> [Work required] Transcribe the material in full. Nothing should differ except that the pictures are left out.
▶
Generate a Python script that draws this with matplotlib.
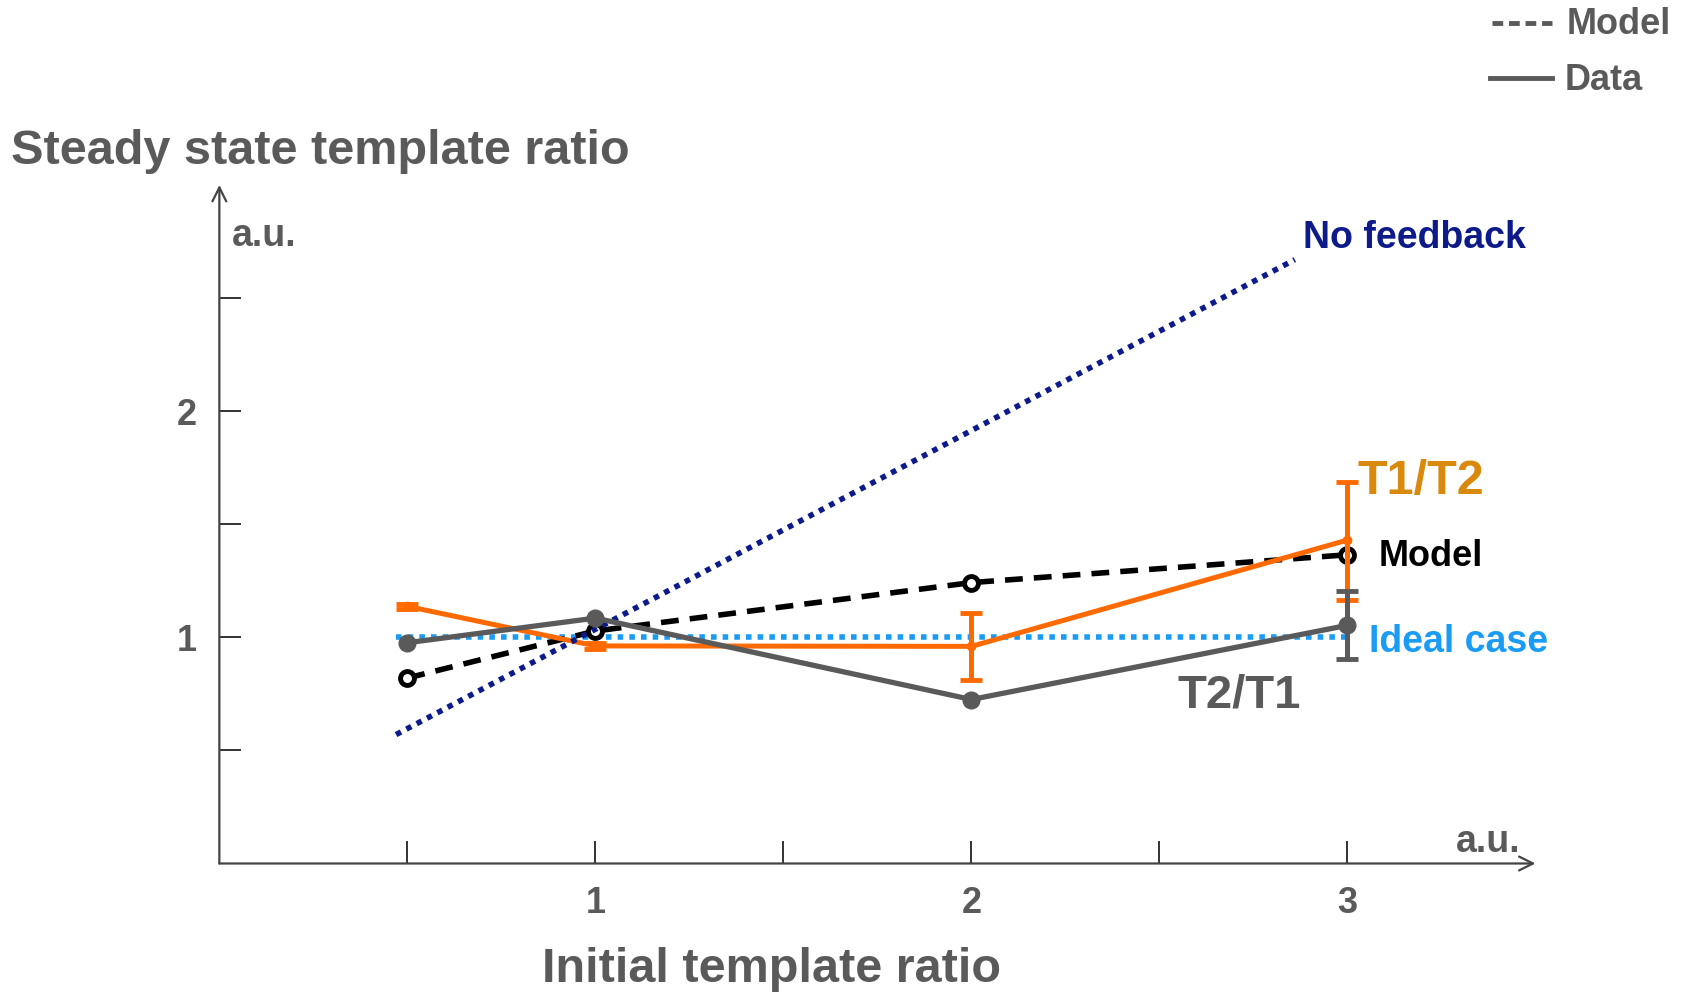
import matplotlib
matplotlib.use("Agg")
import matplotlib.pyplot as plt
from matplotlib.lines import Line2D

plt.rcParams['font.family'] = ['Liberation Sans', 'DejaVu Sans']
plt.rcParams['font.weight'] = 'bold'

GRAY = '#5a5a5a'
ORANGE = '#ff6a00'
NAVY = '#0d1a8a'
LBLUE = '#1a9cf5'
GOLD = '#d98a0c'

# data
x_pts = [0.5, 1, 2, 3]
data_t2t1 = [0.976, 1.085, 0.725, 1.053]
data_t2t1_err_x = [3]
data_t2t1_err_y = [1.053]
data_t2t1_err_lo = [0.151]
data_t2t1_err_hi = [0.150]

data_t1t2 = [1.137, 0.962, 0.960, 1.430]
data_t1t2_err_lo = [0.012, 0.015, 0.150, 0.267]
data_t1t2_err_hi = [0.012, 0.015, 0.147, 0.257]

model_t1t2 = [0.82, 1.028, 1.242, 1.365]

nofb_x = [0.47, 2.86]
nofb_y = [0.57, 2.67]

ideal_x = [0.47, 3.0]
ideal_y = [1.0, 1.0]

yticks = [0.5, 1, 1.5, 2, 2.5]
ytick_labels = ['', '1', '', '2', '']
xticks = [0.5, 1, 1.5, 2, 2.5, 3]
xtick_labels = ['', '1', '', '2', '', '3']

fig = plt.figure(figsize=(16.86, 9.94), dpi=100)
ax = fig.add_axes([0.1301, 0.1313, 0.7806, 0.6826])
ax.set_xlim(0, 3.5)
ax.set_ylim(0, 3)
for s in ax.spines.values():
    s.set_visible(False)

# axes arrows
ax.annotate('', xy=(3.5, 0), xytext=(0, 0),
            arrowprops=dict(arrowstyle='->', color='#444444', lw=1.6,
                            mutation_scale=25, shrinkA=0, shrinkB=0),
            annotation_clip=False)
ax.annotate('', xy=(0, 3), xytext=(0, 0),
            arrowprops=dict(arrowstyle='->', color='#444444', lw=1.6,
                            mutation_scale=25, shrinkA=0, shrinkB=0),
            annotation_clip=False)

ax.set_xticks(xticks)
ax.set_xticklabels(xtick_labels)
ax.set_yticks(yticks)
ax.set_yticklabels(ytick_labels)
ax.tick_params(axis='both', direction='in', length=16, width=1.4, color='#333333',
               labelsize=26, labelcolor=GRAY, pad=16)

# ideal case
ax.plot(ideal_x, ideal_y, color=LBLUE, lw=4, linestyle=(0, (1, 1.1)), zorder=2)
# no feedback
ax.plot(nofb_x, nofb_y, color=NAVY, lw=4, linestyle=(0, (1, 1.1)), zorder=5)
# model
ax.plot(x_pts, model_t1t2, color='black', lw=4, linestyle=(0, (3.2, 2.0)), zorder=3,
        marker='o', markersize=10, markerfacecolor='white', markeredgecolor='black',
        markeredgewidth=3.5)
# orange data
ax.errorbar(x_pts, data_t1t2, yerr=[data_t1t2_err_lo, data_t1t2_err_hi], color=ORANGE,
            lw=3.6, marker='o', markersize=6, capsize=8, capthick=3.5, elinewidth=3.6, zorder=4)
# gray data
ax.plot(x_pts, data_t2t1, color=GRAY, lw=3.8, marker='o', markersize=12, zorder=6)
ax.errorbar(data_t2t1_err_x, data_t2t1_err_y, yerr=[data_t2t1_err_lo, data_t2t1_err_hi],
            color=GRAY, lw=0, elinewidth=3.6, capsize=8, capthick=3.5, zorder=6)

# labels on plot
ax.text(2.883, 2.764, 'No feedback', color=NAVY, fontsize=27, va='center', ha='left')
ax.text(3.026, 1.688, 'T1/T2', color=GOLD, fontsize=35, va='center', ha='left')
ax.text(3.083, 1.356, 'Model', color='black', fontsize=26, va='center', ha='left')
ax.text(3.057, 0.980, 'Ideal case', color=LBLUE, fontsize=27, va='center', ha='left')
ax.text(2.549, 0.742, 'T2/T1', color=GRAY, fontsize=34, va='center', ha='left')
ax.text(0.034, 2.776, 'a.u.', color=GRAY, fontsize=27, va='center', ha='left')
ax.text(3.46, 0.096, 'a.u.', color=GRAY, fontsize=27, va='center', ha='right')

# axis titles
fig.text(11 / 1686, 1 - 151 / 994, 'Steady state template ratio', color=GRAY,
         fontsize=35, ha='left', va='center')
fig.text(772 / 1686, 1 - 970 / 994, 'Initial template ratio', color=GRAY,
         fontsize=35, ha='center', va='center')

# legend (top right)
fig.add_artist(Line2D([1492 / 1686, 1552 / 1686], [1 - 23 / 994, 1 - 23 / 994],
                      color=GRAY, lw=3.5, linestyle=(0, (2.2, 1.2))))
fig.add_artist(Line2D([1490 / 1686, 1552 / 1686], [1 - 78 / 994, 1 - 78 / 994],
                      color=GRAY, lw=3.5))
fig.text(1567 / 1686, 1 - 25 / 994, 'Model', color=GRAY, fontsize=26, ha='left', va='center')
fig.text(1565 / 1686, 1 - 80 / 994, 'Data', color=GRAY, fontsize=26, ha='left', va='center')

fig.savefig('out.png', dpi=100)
◀
> [Result for this exercise]
Generate a Python script that draws this with matplotlib.
import matplotlib
matplotlib.use("Agg")
import matplotlib.pyplot as plt
from matplotlib.lines import Line2D

plt.rcParams['font.family'] = ['Liberation Sans', 'DejaVu Sans']
plt.rcParams['font.weight'] = 'bold'

GRAY = '#5a5a5a'
ORANGE = '#ff6a00'
NAVY = '#0d1a8a'
LBLUE = '#1a9cf5'
GOLD = '#d98a0c'

# data
x_pts = [0.5, 1, 2, 3]
data_t2t1 = [0.976, 1.085, 0.725, 1.053]
data_t2t1_err_x = [3]
data_t2t1_err_y = [1.053]
data_t2t1_err_lo = [0.151]
data_t2t1_err_hi = [0.150]

data_t1t2 = [1.137, 0.962, 0.960, 1.430]
data_t1t2_err_lo = [0.012, 0.015, 0.150, 0.267]
data_t1t2_err_hi = [0.012, 0.015, 0.147, 0.257]

model_t1t2 = [0.82, 1.028, 1.242, 1.365]

nofb_x = [0.47, 2.86]
nofb_y = [0.57, 2.67]

ideal_x = [0.47, 3.0]
ideal_y = [1.0, 1.0]

yticks = [0.5, 1, 1.5, 2, 2.5]
ytick_labels = ['', '1', '', '2', '']
xticks = [0.5, 1, 1.5, 2, 2.5, 3]
xtick_labels = ['', '1', '', '2', '', '3']

fig = plt.figure(figsize=(16.86, 9.94), dpi=100)
ax = fig.add_axes([0.1301, 0.1313, 0.7806, 0.6826])
ax.set_xlim(0, 3.5)
ax.set_ylim(0, 3)
for s in ax.spines.values():
    s.set_visible(False)

# axes arrows
ax.annotate('', xy=(3.5, 0), xytext=(0, 0),
            arrowprops=dict(arrowstyle='->', color='#444444', lw=1.6,
                            mutation_scale=25, shrinkA=0, shrinkB=0),
            annotation_clip=False)
ax.annotate('', xy=(0, 3), xytext=(0, 0),
            arrowprops=dict(arrowstyle='->', color='#444444', lw=1.6,
                            mutation_scale=25, shrinkA=0, shrinkB=0),
            annotation_clip=False)

ax.set_xticks(xticks)
ax.set_xticklabels(xtick_labels)
ax.set_yticks(yticks)
ax.set_yticklabels(ytick_labels)
ax.tick_params(axis='both', direction='in', length=16, width=1.4, color='#333333',
               labelsize=26, labelcolor=GRAY, pad=16)

# ideal case
ax.plot(ideal_x, ideal_y, color=LBLUE, lw=4, linestyle=(0, (1, 1.1)), zorder=2)
# no feedback
ax.plot(nofb_x, nofb_y, color=NAVY, lw=4, linestyle=(0, (1, 1.1)), zorder=5)
# model
ax.plot(x_pts, model_t1t2, color='black', lw=4, linestyle=(0, (3.2, 2.0)), zorder=3,
        marker='o', markersize=10, markerfacecolor='white', markeredgecolor='black',
        markeredgewidth=3.5)
# orange data
ax.errorbar(x_pts, data_t1t2, yerr=[data_t1t2_err_lo, data_t1t2_err_hi], color=ORANGE,
            lw=3.6, marker='o', markersize=6, capsize=8, capthick=3.5, elinewidth=3.6, zorder=4)
# gray data
ax.plot(x_pts, data_t2t1, color=GRAY, lw=3.8, marker='o', markersize=12, zorder=6)
ax.errorbar(data_t2t1_err_x, data_t2t1_err_y, yerr=[data_t2t1_err_lo, data_t2t1_err_hi],
            color=GRAY, lw=0, elinewidth=3.6, capsize=8, capthick=3.5, zorder=6)

# labels on plot
ax.text(2.883, 2.764, 'No feedback', color=NAVY, fontsize=27, va='center', ha='left')
ax.text(3.026, 1.688, 'T1/T2', color=GOLD, fontsize=35, va='center', ha='left')
ax.text(3.083, 1.356, 'Model', color='black', fontsize=26, va='center', ha='left')
ax.text(3.057, 0.980, 'Ideal case', color=LBLUE, fontsize=27, va='center', ha='left')
ax.text(2.549, 0.742, 'T2/T1', color=GRAY, fontsize=34, va='center', ha='left')
ax.text(0.034, 2.776, 'a.u.', color=GRAY, fontsize=27, va='center', ha='left')
ax.text(3.46, 0.096, 'a.u.', color=GRAY, fontsize=27, va='center', ha='right')

# axis titles
fig.text(11 / 1686, 1 - 151 / 994, 'Steady state template ratio', color=GRAY,
         fontsize=35, ha='left', va='center')
fig.text(772 / 1686, 1 - 970 / 994, 'Initial template ratio', color=GRAY,
         fontsize=35, ha='center', va='center')

# legend (top right)
fig.add_artist(Line2D([1492 / 1686, 1552 / 1686], [1 - 23 / 994, 1 - 23 / 994],
                      color=GRAY, lw=3.5, linestyle=(0, (2.2, 1.2))))
fig.add_artist(Line2D([1490 / 1686, 1552 / 1686], [1 - 78 / 994, 1 - 78 / 994],
                      color=GRAY, lw=3.5))
fig.text(1567 / 1686, 1 - 25 / 994, 'Model', color=GRAY, fontsize=26, ha='left', va='center')
fig.text(1565 / 1686, 1 - 80 / 994, 'Data', color=GRAY, fontsize=26, ha='left', va='center')

fig.savefig('out.png', dpi=100)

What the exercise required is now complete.